There are five kinds of designated site which, where suitably located, will together form the MPAs. These are SACs, SPAs, SSSIs, Ramsar sites and Marine Conservation Zones (MCZs) which latter will protect nationally important marine habitats, species and geology.  

Area of Outstanding Natural Beauty – An AONB is an area of countryside considered to have significant landscape value in England,Wales or Northern Ireland, that has been specially designated by Natural England on behalf of the United Kingdom government; Natural Resources Wales (formerly the Countryside Council for Wales) on behalf of the Welsh Government; or the Northern Ireland Environment Agency on behalf of the Northern Ireland Executive.

The primary purpose of the AONB designation is to conserve and enhance the natural beauty of the landscape, with two secondary aims: meeting the need for quiet enjoyment of the countryside and having regard for the interests of those who live and work there. To achieve these aims, AONBs rely on planning controls and practical countryside management. The National Planning Policy Framework (2012) stated that AONBs and national parks have equal status when it comes to planning consent and other sensitive issues.
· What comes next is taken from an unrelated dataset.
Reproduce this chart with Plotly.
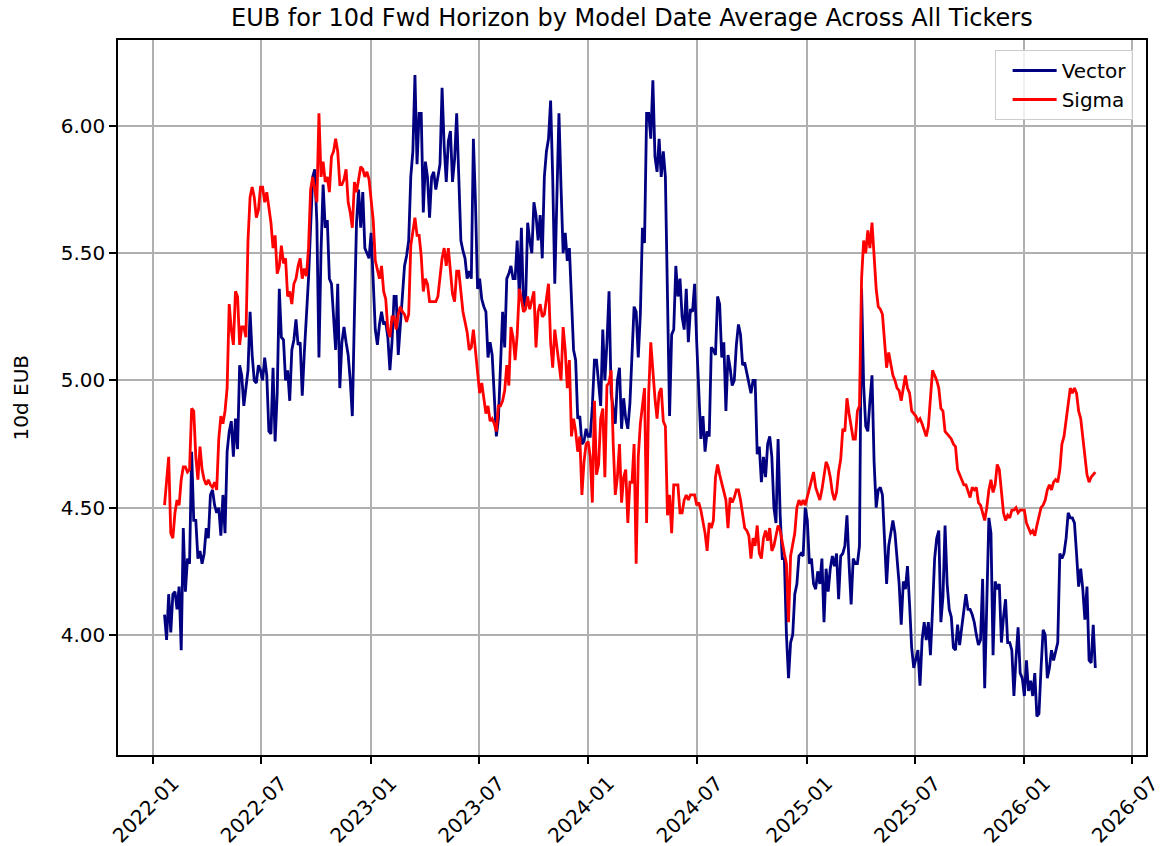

National parks, however, have their own authorities with legal powers to prevent unsympathetic development.

UNESCO (United Nations Educational, Scientific and Cultural Organization ) World Biosphere Reserve – Brighton and Lewes Downs is the first completely new Biosphere site in the UK for almost 40 years and the first ever in south-east England. The Brighton and Lewes Downs Biosphere area covers around 390 square kilometres of land and sea in Sussex, between the Rivers Adur and Ouse and lies partly within the South Downs National Park. Extending two nautical miles out to sea, it also includes part of one of the first Marine Conservation Zones. Its ambition is to deliver the following in an innovative and integrated way:

  • Conserve and enhance nature
  • Support human development that is sustainable
  • Encourage environmental knowledge, learning and awareness and engagement.